● Given problem
Copy the listing verbatim, excluding any images found in it.

-- Provided data start --

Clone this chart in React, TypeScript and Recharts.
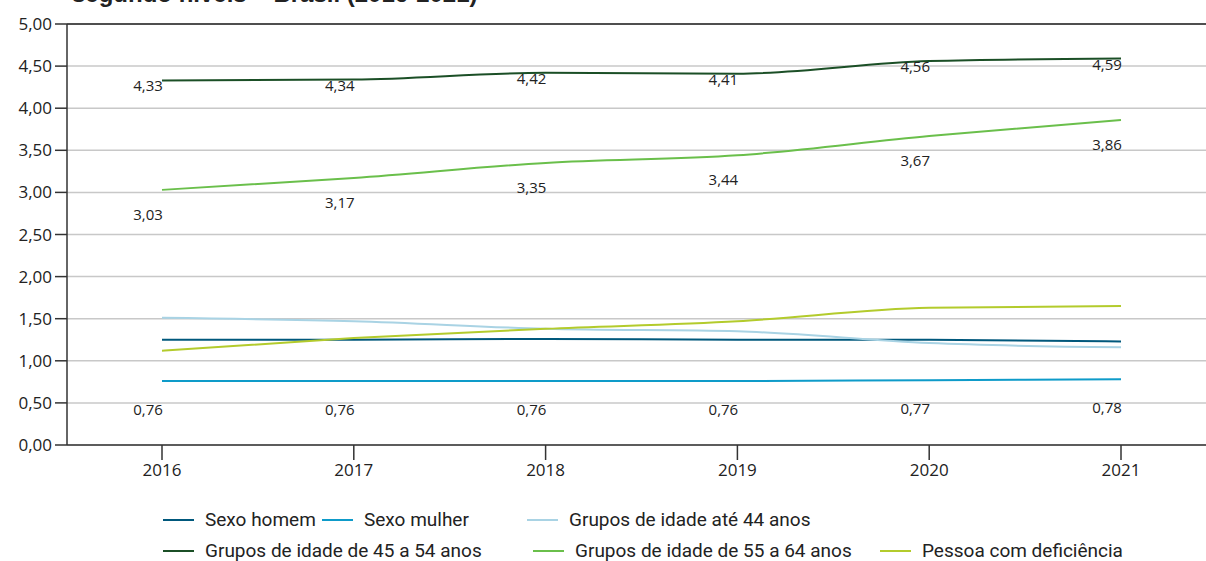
import React from "react";
import {
  CartesianGrid,
  Line,
  LineChart,
  ReferenceLine,
  XAxis,
  YAxis,
} from "recharts";

const years = ["2016", "2017", "2018", "2019", "2020", "2021"];
const sexoHomem = [1.25, 1.25, 1.26, 1.25, 1.25, 1.23];
const sexoMulher = [0.76, 0.76, 0.76, 0.76, 0.77, 0.78];
const ate44 = [1.51, 1.47, 1.38, 1.35, 1.21, 1.16];
const de45a54 = [4.33, 4.34, 4.42, 4.41, 4.56, 4.59];
const de55a64 = [3.03, 3.17, 3.35, 3.44, 3.67, 3.86];
const deficiencia = [1.12, 1.27, 1.38, 1.47, 1.63, 1.65];
const yTicks = [0, 0.5, 1, 1.5, 2, 2.5, 3, 3.5, 4, 4.5, 5];

const series = [
  { key: "homem", name: "Sexo homem", color: "#00587c", values: sexoHomem, label: null },
  { key: "mulher", name: "Sexo mulher", color: "#0e9bc9", values: sexoMulher, label: 28 },
  { key: "ate44", name: "Grupos de idade até 44 anos", color: "#a9d3e4", values: ate44, label: null },
  { key: "de45", name: "Grupos de idade de 45 a 54 anos", color: "#1b4f26", values: de45a54, label: 5 },
  { key: "de55", name: "Grupos de idade de 55 a 64 anos", color: "#6abf4b", values: de55a64, label: 24 },
  { key: "def", name: "Pessoa com deficiência", color: "#b3cb2c", values: deficiencia, label: null },
];

// legend placement (row, left px) in the same order as series
const legendSpots = [
  [0, 163],
  [0, 322],
  [0, 527],
  [1, 163],
  [1, 533],
  [1, 880],
];

const data = years.map((year, i) => {
  const row: Record<string, string | number> = { year };
  series.forEach((s) => {
    row[s.key] = s.values[i];
  });
  return row;
});

const fmt = (v: number) => v.toFixed(2).replace(".", ",");

const makeLabel = (offset: number) => (props: any) => {
  const { x, y, value } = props;
  return (
    <text
      x={x - 14}
      y={y + offset}
      textAnchor="middle"
      dominantBaseline="central"
      fontSize={15}
      fill="#222"
    >
      {fmt(value)}
    </text>
  );
};

export default function App() {
  return (
    <div
      style={{
        position: "relative",
        width: 1206,
        height: 561,
        overflow: "hidden",
        fontFamily: "'Open Sans', sans-serif",
        background: "#fff",
      }}
    >
      <style>{`body{margin:0}`}</style>
      <div
        style={{
          position: "absolute",
          left: 72,
          top: -20,
          fontFamily: "'Liberation Sans', Arial, sans-serif",
          fontWeight: 700,
          fontSize: 24,
          color: "#222",
          whiteSpace: "nowrap",
        }}
      >
        segundo níveis – Brasil (2016-2021)
      </div>
      <LineChart
        width={1206}
        height={500}
        data={data}
        margin={{ top: 24, right: 0, bottom: 0, left: 0 }}
        style={{ fontFamily: "'Open Sans', sans-serif" }}
      >
        <CartesianGrid vertical={false} stroke="#c8c8c8" strokeWidth={1.5} />
        <XAxis
          dataKey="year"
          padding={{ left: 95, right: 85 }}
          height={55}
          tickSize={15}
          tickMargin={4}
          stroke="#333"
          strokeWidth={1.5}
          tick={{ fill: "#222", fontSize: 17 }}
        />
        <YAxis
          domain={[0, 5]}
          ticks={yTicks}
          width={67}
          tickSize={12}
          tickMargin={3}
          stroke="#333"
          strokeWidth={1.5}
          tickFormatter={fmt}
          tick={{ fill: "#222", fontSize: 17 }}
        />
        <ReferenceLine y={5} stroke="#222" strokeWidth={1.5} />
        {series.map((s) => (
          <Line
            key={s.key}
            type="monotone"
            dataKey={s.key}
            name={s.name}
            stroke={s.color}
            strokeWidth={2}
            dot={false}
            activeDot={false}
            isAnimationActive={false}
            label={s.label === null ? false : makeLabel(s.label)}
          />
        ))}
      </LineChart>
      {series.map((s, i) => {
        const [row, left] = legendSpots[i];
        return (
          <div
            key={s.key}
            style={{
              position: "absolute",
              left,
              top: row === 0 ? 510 : 541,
              height: 20,
              lineHeight: "20px",
              display: "flex",
              alignItems: "center",
              whiteSpace: "nowrap",
              fontFamily: "Roboto, sans-serif",
              fontSize: 19,
              color: "#222",
            }}
          >
            <span
              style={{
                display: "inline-block",
                width: 31,
                height: 2,
                background: s.color,
                marginRight: 11,
              }}
            />
            {s.name}
          </div>
        );
      })}
    </div>
  );
}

-- Provided data end --

● Correct answer
Clone this chart in React, TypeScript and Recharts.
import React from "react";
import {
  CartesianGrid,
  Line,
  LineChart,
  ReferenceLine,
  XAxis,
  YAxis,
} from "recharts";

const years = ["2016", "2017", "2018", "2019", "2020", "2021"];
const sexoHomem = [1.25, 1.25, 1.26, 1.25, 1.25, 1.23];
const sexoMulher = [0.76, 0.76, 0.76, 0.76, 0.77, 0.78];
const ate44 = [1.51, 1.47, 1.38, 1.35, 1.21, 1.16];
const de45a54 = [4.33, 4.34, 4.42, 4.41, 4.56, 4.59];
const de55a64 = [3.03, 3.17, 3.35, 3.44, 3.67, 3.86];
const deficiencia = [1.12, 1.27, 1.38, 1.47, 1.63, 1.65];
const yTicks = [0, 0.5, 1, 1.5, 2, 2.5, 3, 3.5, 4, 4.5, 5];

const series = [
  { key: "homem", name: "Sexo homem", color: "#00587c", values: sexoHomem, label: null },
  { key: "mulher", name: "Sexo mulher", color: "#0e9bc9", values: sexoMulher, label: 28 },
  { key: "ate44", name: "Grupos de idade até 44 anos", color: "#a9d3e4", values: ate44, label: null },
  { key: "de45", name: "Grupos de idade de 45 a 54 anos", color: "#1b4f26", values: de45a54, label: 5 },
  { key: "de55", name: "Grupos de idade de 55 a 64 anos", color: "#6abf4b", values: de55a64, label: 24 },
  { key: "def", name: "Pessoa com deficiência", color: "#b3cb2c", values: deficiencia, label: null },
];

// legend placement (row, left px) in the same order as series
const legendSpots = [
  [0, 163],
  [0, 322],
  [0, 527],
  [1, 163],
  [1, 533],
  [1, 880],
];

const data = years.map((year, i) => {
  const row: Record<string, string | number> = { year };
  series.forEach((s) => {
    row[s.key] = s.values[i];
  });
  return row;
});

const fmt = (v: number) => v.toFixed(2).replace(".", ",");

const makeLabel = (offset: number) => (props: any) => {
  const { x, y, value } = props;
  return (
    <text
      x={x - 14}
      y={y + offset}
      textAnchor="middle"
      dominantBaseline="central"
      fontSize={15}
      fill="#222"
    >
      {fmt(value)}
    </text>
  );
};

export default function App() {
  return (
    <div
      style={{
        position: "relative",
        width: 1206,
        height: 561,
        overflow: "hidden",
        fontFamily: "'Open Sans', sans-serif",
        background: "#fff",
      }}
    >
      <style>{`body{margin:0}`}</style>
      <div
        style={{
          position: "absolute",
          left: 72,
          top: -20,
          fontFamily: "'Liberation Sans', Arial, sans-serif",
          fontWeight: 700,
          fontSize: 24,
          color: "#222",
          whiteSpace: "nowrap",
        }}
      >
        segundo níveis – Brasil (2016-2021)
      </div>
      <LineChart
        width={1206}
        height={500}
        data={data}
        margin={{ top: 24, right: 0, bottom: 0, left: 0 }}
        style={{ fontFamily: "'Open Sans', sans-serif" }}
      >
        <CartesianGrid vertical={false} stroke="#c8c8c8" strokeWidth={1.5} />
        <XAxis
          dataKey="year"
          padding={{ left: 95, right: 85 }}
          height={55}
          tickSize={15}
          tickMargin={4}
          stroke="#333"
          strokeWidth={1.5}
          tick={{ fill: "#222", fontSize: 17 }}
        />
        <YAxis
          domain={[0, 5]}
          ticks={yTicks}
          width={67}
          tickSize={12}
          tickMargin={3}
          stroke="#333"
          strokeWidth={1.5}
          tickFormatter={fmt}
          tick={{ fill: "#222", fontSize: 17 }}
        />
        <ReferenceLine y={5} stroke="#222" strokeWidth={1.5} />
        {series.map((s) => (
          <Line
            key={s.key}
            type="monotone"
            dataKey={s.key}
            name={s.name}
            stroke={s.color}
            strokeWidth={2}
            dot={false}
            activeDot={false}
            isAnimationActive={false}
            label={s.label === null ? false : makeLabel(s.label)}
          />
        ))}
      </LineChart>
      {series.map((s, i) => {
        const [row, left] = legendSpots[i];
        return (
          <div
            key={s.key}
            style={{
              position: "absolute",
              left,
              top: row === 0 ? 510 : 541,
              height: 20,
              lineHeight: "20px",
              display: "flex",
              alignItems: "center",
              whiteSpace: "nowrap",
              fontFamily: "Roboto, sans-serif",
              fontSize: 19,
              color: "#222",
            }}
          >
            <span
              style={{
                display: "inline-block",
                width: 31,
                height: 2,
                background: s.color,
                marginRight: 11,
              }}
            />
            {s.name}
          </div>
        );
      })}
    </div>
  );
}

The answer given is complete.